Le Royaume-Uni s'attaque aux viols de guerre
Le ministre des Affaires étrangères britannique a promis d'investir 1,25 million d'euros pour lutter contre cette pratique ancienne qui bénéficie encore largement de l'impunité.
MONDE - Le corps des femmes ne sera plus un butin de guerre. Pour y parvenir, le ministre des Affaires étrangères britannique, William Hague, a promis d'investir 1,25 million d'euros, mardi 25 septembre, lors d'une réunion en marge de l'assemblée générale de l'ONU, à New York. Cette somme doit financer un projet du ministère destiné à "mettre fin à des violences sexuelles de guerre".
Il s'agit de constituer une équipe d'experts - médecins, avocats, policiers, psychologues - envoyée là où les besoins se font sentir, pour recueillir les témoignages des victimes, les soutenir et leur faciliter l'accès à la justice.
William Hague a affirmé que son pays profiterait de sa présidence tournante du G8 en 2013 pour attirer l'attention de la communauté internationale sur ce problème.
Une arme de destruction massive
Le viol a été utilisé massivement comme arme de guerre durant les conflits au Rwanda (1994) et en ex-Yougoslavie (1991-2001). Ce n'est pas un hasard si Angelina Jolie a projeté son film, Au pays du sang et du miel, qui se déroule en pleine guerre de Bosnie, lors du lancement de la campagne britannique sur ce thème, en mai dernier. Sur fond d'amour impossible entre une jeune musulmane et un militaire serbe, l'actrice-réalisatrice n'a pas hésité à mettre en scène des viols.
Au-delà de ces exemples récents, les abus sexuels "sont une arme de guerre sinistrement intemporelle et universelle", d'après une étude historico-stratégique de la chercheuse Anne Dupierreux. De l'Antiquité, où "le viol et les pillages constituaient une motivation de recrutement et des avantages en nature offerts aux soldats", aux deux guerres mondiales, le viol est utilisé "à des fins de domination, de terreur, d'humiliation", explique-t-elle.
Des chiffres et des témoignages
Les chiffres démontrent l'ampleur du phénomène aux XXe et XXIe siècles. D'après les estimations des Nations unies, entre 20 000 et 50 000 femmes auraient été violées pendant la guerre en ex-Yougoslavie. Dans le cas du Rwanda, on estime entre 250 000 et 500 000 le nombre de femmes violées pendant les trois mois qu'a duré le génocide en 1994. Pendant la guerre civile en Sierra Leone, le nombre s'élève à 50 000-64 000 femmes.

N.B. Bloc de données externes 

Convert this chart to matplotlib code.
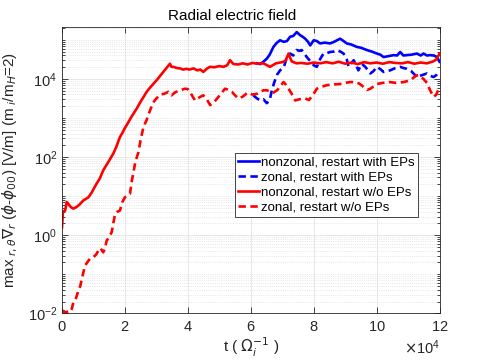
import numpy as np
import matplotlib
matplotlib.use("Agg")
import matplotlib.pyplot as plt
from matplotlib.ticker import ScalarFormatter, FixedLocator, NullFormatter

plt.rcParams['font.family'] = ['Liberation Sans', 'DejaVu Sans']
plt.rcParams['mathtext.fontset'] = 'dejavusans'

# time in units of 1e4 / Omega_i, values as log10 of the field
t_red_solid = [0, 0.03, 0.1, 0.15, 0.2, 0.28, 0.36, 0.46, 0.55, 0.68, 0.76, 0.84, 0.95, 1.05, 1.1, 1.2,
               1.31, 1.4, 1.47, 1.55, 1.63, 1.72, 1.84, 1.92, 1.99, 2.1, 2.2, 2.27, 2.38, 2.5, 2.6, 2.69,
               2.8, 2.9, 3.01, 3.1, 3.22, 3.32, 3.43, 3.48, 3.54, 3.65, 3.75, 3.85, 3.95, 4.05, 4.18, 4.3,
               4.4, 4.49, 4.6, 4.7, 4.85, 5.0, 5.13, 5.25, 5.34, 5.45, 5.6, 5.75, 5.9, 6.05, 6.2, 6.4,
               6.61, 6.8, 7.0, 7.1, 7.2, 7.3, 7.45, 7.6, 7.8, 8.0, 8.2, 8.4, 8.6, 8.8, 9.0, 9.2, 9.4,
               9.6, 9.8, 10.0, 10.2, 10.4, 10.6, 10.8, 11.0, 11.2, 11.4, 11.6, 11.8, 11.9, 12.0]
lg_red_solid = [0.2, 0.6, 0.63, 0.85, 0.8, 0.72, 0.68, 0.72, 0.78, 0.89, 0.93, 0.97, 1.1, 1.25, 1.32, 1.45,
                1.66, 1.78, 1.87, 1.98, 2.09, 2.25, 2.51, 2.62, 2.73, 2.88, 3.02, 3.11, 3.25, 3.42, 3.55, 3.67,
                3.78, 3.87, 3.97, 4.06, 4.18, 4.28, 4.39, 4.31, 4.31, 4.28, 4.27, 4.24, 4.26, 4.24, 4.27, 4.22,
                4.24, 4.18, 4.26, 4.31, 4.30, 4.33, 4.31, 4.35, 4.48, 4.38, 4.37, 4.40, 4.37, 4.41, 4.39, 4.40,
                4.31, 4.40, 4.43, 4.46, 4.65, 4.45, 4.40, 4.41, 4.39, 4.42, 4.40, 4.43, 4.40, 4.44, 4.39, 4.42, 4.38,
                4.43, 4.40, 4.42, 4.39, 4.43, 4.41, 4.40, 4.43, 4.39, 4.42, 4.40, 4.45, 4.50, 4.65]

t_red_dash = [0, 0.05, 0.1, 0.2, 0.25, 0.31, 0.36, 0.45, 0.52, 0.58, 0.63, 0.68, 0.73, 0.8, 0.89, 1.0,
              1.08, 1.16, 1.22, 1.31, 1.36, 1.42, 1.5, 1.58, 1.64, 1.69, 1.76, 1.84, 1.92, 2.0, 2.08, 2.16,
              2.22, 2.27, 2.32, 2.38, 2.43, 2.5, 2.59, 2.69, 2.8, 2.9, 3.0, 3.12, 3.25, 3.38, 3.48, 3.6,
              3.75, 3.91, 4.0, 4.07, 4.15, 4.23, 4.31, 4.39, 4.49, 4.6, 4.71, 4.85, 4.97, 5.08, 5.18, 5.3,
              5.4, 5.5, 5.61, 5.75, 5.9, 6.05, 6.2, 6.4, 6.51, 6.62, 6.72, 6.85, 7.04, 7.12, 7.2, 7.3,
              7.41, 7.55, 7.73, 7.85, 8.0, 8.1, 8.25, 8.42, 8.6, 8.84, 9.0, 9.16, 9.32, 9.45, 9.58, 9.7,
              9.8, 10.01, 10.2, 10.43, 10.6, 10.86, 11.0, 11.12, 11.25, 11.33, 11.49, 11.6, 11.7, 11.81,
              11.9, 11.97]
lg_red_dash = [-1.97, -1.94, -1.98, -1.95, -1.97, -1.89, -1.72, -1.6, -1.42, -1.3, -1.12, -0.95, -0.78, -0.7, -0.6, -0.56,
               -0.5, -0.39, -0.33, -0.44, -0.35, -0.14, -0.05, 0.08, 0.35, 0.55, 0.6, 0.63, 0.85, 0.97, 1.02, 1.06,
               1.4, 1.6, 1.83, 2.0, 2.13, 2.45, 2.77, 2.95, 3.2, 3.4, 3.5, 3.6, 3.62, 3.67, 3.58, 3.66,
               3.71, 3.75, 3.74, 3.67, 3.55, 3.45, 3.5, 3.54, 3.58, 3.48, 3.33, 3.42, 3.54, 3.65, 3.75, 3.72,
               3.67, 3.58, 3.5, 3.55, 3.65, 3.6, 3.62, 3.71, 3.71, 3.67, 3.65, 3.72, 3.92, 3.85, 3.75, 3.62,
               3.45, 3.48, 3.5, 3.46, 3.62, 3.75, 3.8, 3.84, 3.86, 3.87, 3.9, 3.92, 3.92, 3.88, 3.8, 3.72,
               3.75, 3.87, 3.9, 3.92, 3.9, 3.92, 3.95, 4.0, 4.08, 4.1, 4.0, 3.9, 3.71, 3.54,
               3.6, 3.75]

t_blue_solid = [6.2, 6.3, 6.4, 6.51, 6.6, 6.72, 6.82, 6.93, 7.05, 7.15, 7.25, 7.35, 7.46, 7.57, 7.65, 7.73,
                7.82, 7.89, 8.0, 8.1, 8.2, 8.35, 8.52, 8.65, 8.74, 8.84, 8.95, 9.05, 9.2, 9.37, 9.5, 9.69,
                9.85, 10.01, 10.12, 10.22, 10.35, 10.54, 10.65, 10.75, 10.85, 10.96, 11.1, 11.28, 11.4, 11.49,
                11.6, 11.7, 11.82, 11.92, 12.0]
lg_blue_solid = [4.40, 4.38, 4.44, 4.52, 4.62, 4.82, 4.92, 4.99, 4.95, 4.97, 5.08, 5.1, 5.2, 5.12, 5.08, 5.03,
                 4.95, 4.86, 4.99, 4.97, 4.91, 4.93, 4.91, 4.95, 4.99, 5.03, 4.97, 4.91, 4.88, 4.82, 4.8, 4.74,
                 4.7, 4.65, 4.62, 4.56, 4.58, 4.61, 4.6, 4.69, 4.6, 4.61, 4.62, 4.65, 4.6, 4.65,
                 4.6, 4.61, 4.6, 4.56, 4.44]

t_blue_dash = [6.08, 6.2, 6.3, 6.4, 6.51, 6.6, 6.67, 6.75, 6.83, 6.93, 7.05, 7.15, 7.25, 7.35, 7.46, 7.55,
               7.62, 7.7, 7.78, 7.9, 8.0, 8.1, 8.2, 8.31, 8.42, 8.52, 8.63, 8.74, 8.85, 8.95, 9.05, 9.11,
               9.2, 9.27, 9.35, 9.42, 9.53, 9.65, 9.8, 9.9, 10.01, 10.12, 10.22, 10.32, 10.43, 10.6, 10.75,
               10.85, 10.96, 11.1, 11.28, 11.45, 11.6, 11.7, 11.81, 11.9, 11.97]
lg_blue_dash = [3.58, 3.5, 3.45, 3.48, 3.38, 3.45, 3.71, 3.92, 4.1, 4.22, 4.3, 4.56, 4.65, 4.6, 4.74, 4.72,
                4.74, 4.65, 4.56, 4.45, 4.35, 4.31, 4.5, 4.65, 4.66, 4.69, 4.7, 4.74, 4.7, 4.65, 4.5, 4.31,
                4.4, 4.48, 4.35, 4.22, 4.39, 4.3, 4.14, 4.2, 4.31, 4.25, 4.18, 4.2, 4.22, 4.28, 4.31,
                4.28, 4.26, 4.2, 4.05, 4.1, 4.14, 4.08, 4.05, 4.1, 4.18]

labels = ['nonzonal, restart with EPs', 'zonal, restart with EPs',
          'nonzonal, restart w/o EPs', 'zonal, restart w/o EPs']

fig = plt.figure(figsize=(4.86, 3.64), dpi=100)
ax = fig.add_axes([0.1276, 0.1393, 0.7768, 0.7857])

lw = 1.9
dash = (2.8, 1.7)
ax.plot(np.array(t_blue_solid) * 1e4, 10 ** np.array(lg_blue_solid), color='#0000ff', lw=lw, label=labels[0])
ax.plot(np.array(t_blue_dash) * 1e4, 10 ** np.array(lg_blue_dash), color='#0000ff', lw=lw, dashes=dash, label=labels[1])
ax.plot(np.array(t_red_solid) * 1e4, 10 ** np.array(lg_red_solid), color='#ff0000', lw=lw, label=labels[2])
ax.plot(np.array(t_red_dash) * 1e4, 10 ** np.array(lg_red_dash), color='#ff0000', lw=lw, dashes=dash, label=labels[3])

ax.set_yscale('log')
ax.set_xlim(0, 1.2e5)
ax.set_ylim(1e-2, 2.1e5)
ax.set_xticks(np.arange(0, 1.21e5, 2e4))
ax.set_yticks([1e-2, 1, 1e2, 1e4])
minors = [k * 10.0 ** n for n in range(-2, 6) for k in range(1, 10)
          if not (k == 1 and n % 2 == 0)]
ax.yaxis.set_minor_locator(FixedLocator(minors))
ax.yaxis.set_minor_formatter(NullFormatter())
ax.xaxis.set_minor_locator(FixedLocator([]))

fmt = ScalarFormatter(useMathText=True)
fmt.set_powerlimits((4, 4))
ax.xaxis.set_major_formatter(fmt)

dk = '#262626'
for s in ax.spines.values():
    s.set_color(dk)
    s.set_linewidth(0.6)
ax.tick_params(which='both', direction='in', top=True, right=True, colors=dk, labelsize=10.5, width=0.6)
ax.tick_params(which='major', length=4)
ax.tick_params(which='minor', length=2.2)
ax.tick_params(axis='x', pad=5)
ax.grid(True, which='major', color='#e3e3e3', lw=0.6)
ax.grid(True, which='minor', axis='y', color='#d6d6d6', lw=0.5, ls=':')
ax.set_axisbelow(True)

ax.xaxis.get_offset_text().set_fontsize(10.5)
ax.xaxis.get_offset_text().set_color(dk)

ax.set_title('Radial electric field', fontsize=11, color='black', x=0.45, pad=5)
ax.set_xlabel(r't ( $\Omega_i^{-1}$ )', fontsize=11, color=dk, labelpad=1)
ax.set_ylabel(r'max$_{\ r,\theta}\nabla_r$ ($\phi$-$\phi_{00}$) [V/m] (m$_{\ i}$/m$_H$=2)',
              fontsize=11, color=dk)
ax.yaxis.set_label_coords(-0.11, 0.5)

leg = ax.legend(loc='upper left', bbox_to_anchor=(0.457, 0.559), borderaxespad=0,
                fontsize=9.5, handlelength=1.6, handletextpad=0.15, borderpad=0.25,
                labelspacing=0.2, fancybox=False, framealpha=1)
leg.get_frame().set_edgecolor('#262626')
leg.get_frame().set_linewidth(0.6)

fig.savefig('out.png', dpi=100)
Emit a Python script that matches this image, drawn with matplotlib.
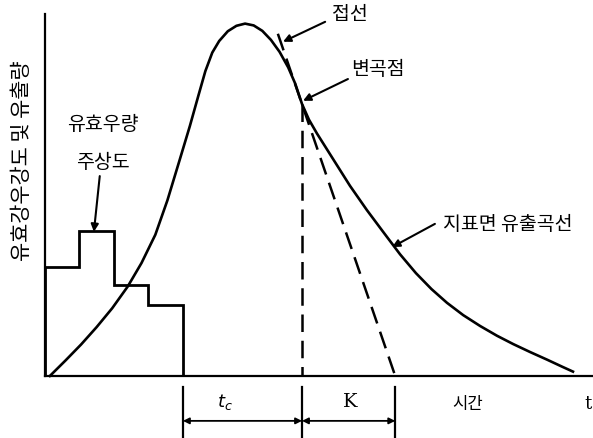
import matplotlib.pyplot as plt

plt.rcParams['font.family'] = ['Noto Sans CJK KR', 'DejaVu Sans']

# effective rainfall hyetograph (time blocks, intensity)
rain_edges = [0, 1, 2, 3, 4]
rain = [3.0, 4.0, 2.5, 1.95]

# surface runoff hydrograph
hydro_t = [0.145, 0.6, 1.05, 1.5, 1.95, 2.4, 2.8, 3.2, 3.55, 3.9,
           4.2, 4.45, 4.65, 4.85, 5.05, 5.3, 5.55, 5.8, 6.05, 6.3,
           6.55, 6.8, 7.05, 7.25, 7.45, 7.65, 7.88, 8.35, 8.84, 9.33,
           9.80, 10.29, 10.75, 11.2, 11.65, 12.12, 12.61, 13.10, 13.57,
           14.06, 14.55, 15.0, 15.30]
hydro_q = [0.00, 0.43, 0.87, 1.35, 1.87, 2.47, 3.12, 3.90, 4.85, 5.95,
           6.90, 7.75, 8.42, 8.93, 9.25, 9.52, 9.67, 9.73, 9.68, 9.53,
           9.28, 8.95, 8.52, 8.08, 7.51, 7.08, 6.70, 5.99, 5.25, 4.58,
           3.98, 3.36, 2.84, 2.40, 2.02, 1.68, 1.38, 1.11, 0.88,
           0.66, 0.45, 0.25, 0.12]

# inflection point and tangent through it
t_end_rain = 4.0
t_infl, q_infl = 7.45, 7.51
tangent_t = [6.75, 10.15]
tangent_q = [9.45, 0.0]

fig = plt.figure(figsize=(5.93, 4.39), dpi=100)
ax = fig.add_axes([0, 0, 1, 1])
ax.set_xlim(-1.30, 15.88)
ax.set_ylim(-1.713, 10.41)
ax.set_axis_off()

# axes lines
ax.plot([0, 0], [0, 10.0], color='black', lw=1.6)
ax.plot([0, 15.9], [0, 0], color='black', lw=1.6)

ax.stairs(rain, rain_edges, baseline=0, color='black', lw=2.0)
ax.plot(hydro_t, hydro_q, color='black', lw=1.9, solid_joinstyle='round')

ax.plot(tangent_t, tangent_q, color='black', lw=1.8, ls=(0, (7, 3.5)))
ax.plot([t_infl, t_infl], [q_infl, 0], color='black', lw=1.8, ls=(0, (7, 3.5)))

# dimension lines under the time axis
for x in [t_end_rain, t_infl, tangent_t[1]]:
    ax.plot([x, x], [-0.30, -1.70], color='black', lw=1.6)
arr = dict(arrowstyle='<|-|>', color='black', lw=1.3, mutation_scale=9,
           shrinkA=0, shrinkB=0)
ax.annotate('', xy=(t_infl, -1.24), xytext=(t_end_rain, -1.24), arrowprops=arr)
ax.annotate('', xy=(tangent_t[1], -1.24), xytext=(t_infl, -1.24), arrowprops=arr)

ax.text(5.22, -0.69, '$t_c$', fontsize=13, family='DejaVu Serif',
        ha='center', va='center')
ax.text(8.84, -0.69, 'K', fontsize=14, family='DejaVu Serif',
        ha='center', va='center')
ax.text(12.26, -0.75, '시간', fontsize=12, ha='center', va='center')
ax.text(15.74, -0.75, 't', fontsize=13, family='DejaVu Serif',
        ha='center', va='center')

ax.text(-0.67, 5.97, '유효강우강도 및 유출량', fontsize=15, rotation=90,
        ha='center', va='center')

ax.text(1.68, 6.96, '유효우량', fontsize=14, ha='center', va='center')
ax.text(1.68, 5.91, '주상도', fontsize=14, ha='center', va='center')

pointer = dict(arrowstyle='-|>', color='black', lw=1.5, mutation_scale=11,
               shrinkA=0, shrinkB=0)
ax.annotate('', xy=(1.42, 3.98), xytext=(1.59, 5.52), arrowprops=pointer)

ax.text(8.84, 10.0, '접선', fontsize=14, ha='center', va='center')
ax.annotate('', xy=(6.90, 9.23), xytext=(8.12, 9.78), arrowprops=pointer)

ax.text(9.65, 8.48, '변곡점', fontsize=14, ha='center', va='center')
ax.annotate('', xy=(7.48, 7.60), xytext=(8.78, 8.20), arrowprops=pointer)

ax.text(11.54, 4.20, '지표면 유출곡선', fontsize=14, ha='left', va='center')
ax.annotate('', xy=(10.06, 3.56), xytext=(11.30, 4.20), arrowprops=pointer)

fig.savefig('out.png', dpi=100)
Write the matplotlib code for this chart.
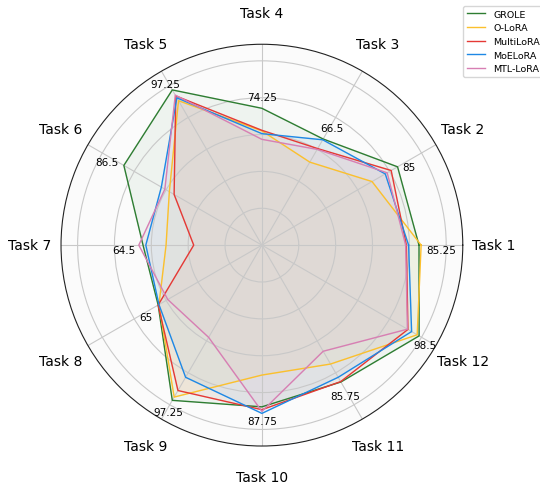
import numpy as np
import matplotlib
matplotlib.use("Agg")
import matplotlib.pyplot as plt

tasks = ["Task " + str(i) for i in range(1, 13)]
methods = ["GROLE", "O-LoRA", "MultiLoRA", "MoELoRA", "MTL-LoRA"]

grole = [85.25, 85, 66.5, 74.25, 97.25, 86.5, 64.5, 65, 97.25, 87.75, 85.75, 98.5]
olora = [86.4, 69, 52, 62, 90.5, 58, 52, 64.5, 95.2, 70.5, 74.5, 97.3]
multilora = [78.4, 81, 60.5, 62.3, 93.5, 55, 37, 65, 91.1, 89.3, 85.5, 91.5]
moelora = [79.6, 77.3, 66, 60.5, 92.3, 63, 63, 64.5, 82.8, 91.3, 82.8, 93.8]
mtllora = [78, 78.5, 60, 57.4, 94, 60.8, 66.8, 59, 57.8, 90.2, 66.5, 91.2]

series = [grole, olora, multilora, moelora, mtllora]
colors = ["#2e7d32", "#fbc02d", "#e53935", "#1e88e5", "#d77fb3"]

# label offsets from the GROLE point (pixels, x right / y down)
lab_dx = [22, 11, 9, 0, -7, -17, -19, -12, -4, 0, 4, 6]
lab_dy = [5, 0, -11, -11, -6, -3, 5, 12, 12, 14, 14, 9]

n = len(tasks)
angles = np.linspace(0, 2 * np.pi, n, endpoint=False)
closed = np.concatenate([angles, angles[:1]])

fig = plt.figure(figsize=(5.4, 4.85), dpi=100)
ax = fig.add_axes([0.113, 0.078, 0.744, 0.829], polar=True)
ax.set_facecolor("#fbfbfb")

for vals, name, col in zip(series, methods, colors):
    v = np.concatenate([vals, vals[:1]])
    ax.plot(closed, v, color=col, lw=1, label=name)
    ax.fill(closed, v, color=col, alpha=0.06)

ax.set_ylim(0, 109)
ax.set_yticks([20, 40, 60, 80, 100])
ax.set_yticklabels([])
ax.set_xticks(angles)
ax.set_xticklabels(tasks, fontsize=10)
ax.tick_params(axis="x", pad=12)
ax.grid(color="#c8c8c8", lw=0.8)
ax.spines["polar"].set_color("#222222")
ax.spines["polar"].set_linewidth(0.8)

for a, v, dx, dy in zip(angles, grole, lab_dx, lab_dy):
    ax.annotate(f"{v:g}", xy=(a, v), xytext=(dx * 0.72, -dy * 0.72),
                textcoords="offset points", ha="center", va="center", fontsize=7.5)

ax.legend(loc="upper left", bbox_to_anchor=(0.857, 0.986), bbox_transform=fig.transFigure,
          borderaxespad=0, fontsize=6.8)

fig.savefig("out.png", dpi=100)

En République démocratique du Congo, plus de 200 000 femmes ont été victimes de viol lors des conflits.
Si les chiffres perturbent, les témoignages, eux, pétrifient, qu'ils viennent des femmes bosniaques victimes de viols systématiques, des Rwandaises abusées, dont 70% ont été contaminées par le sida d'après Amnesty International, ou des Congolaises anéanties par les viols brutaux et sadiques rapportés en 2007 par le New York Times (lien en anglais).
Aujourd'hui, la communauté internationale s'inquiète pour les femmes syriennes et maliennes. D'après un rapport de l'ONU, les violences sexuelles seraient très répandues dans ces pays.
Des crimes encore peu condamnés
Malgré le combat des associations féministes et la reconnaissance du viol par l'ONU comme une violation grave du droit international humanitaire et une "tactique de guerre" (lien en anglais), il existe encore aujourd'hui des obstacles pour que les victimes aient accès à l'aide psychologique et à la justice.
Celles-ci craignent souvent le déshonneur ou les représailles. Un soutien médical et/ou psychologique adapté fait défaut, remarque Amnesty International dans un rapport sur la situation en Bosnie-Herzégovine.
Si elles décident de porter plainte, elles doivent être prêtes à une procédure longue et lente. Le Tribunal pénal international pour l'ex-Yougoslavie, créé en 1993 dans le but de poursuivre les responsables présumés de crimes contre l'humanité, n'a pour le moment condamné que 78 des 161 accusés de crimes sexuels.
Souvent, les responsables ne sont jamais punis. Les violences sexuelles subies par les Tchétchènes, lors de la deuxième guerre russo-tchétchène, n'ont pas entraîné de conséquences en Russie. Slate.fr précisait en 2011 que "le viol est un crime selon le code pénal russe (article 131-1), mais seuls quelques soldats de rang assez bas ont été jugés après la guerre en Tchétchénie".
C'est cette impunité qui est dans la ligne de mire du chef de la diplomatie britannique. "Nous voulons voir une augmentation des plaintes qui aboutissent et mettre fin à la culture d'impunité", a martelé William Hague mardi.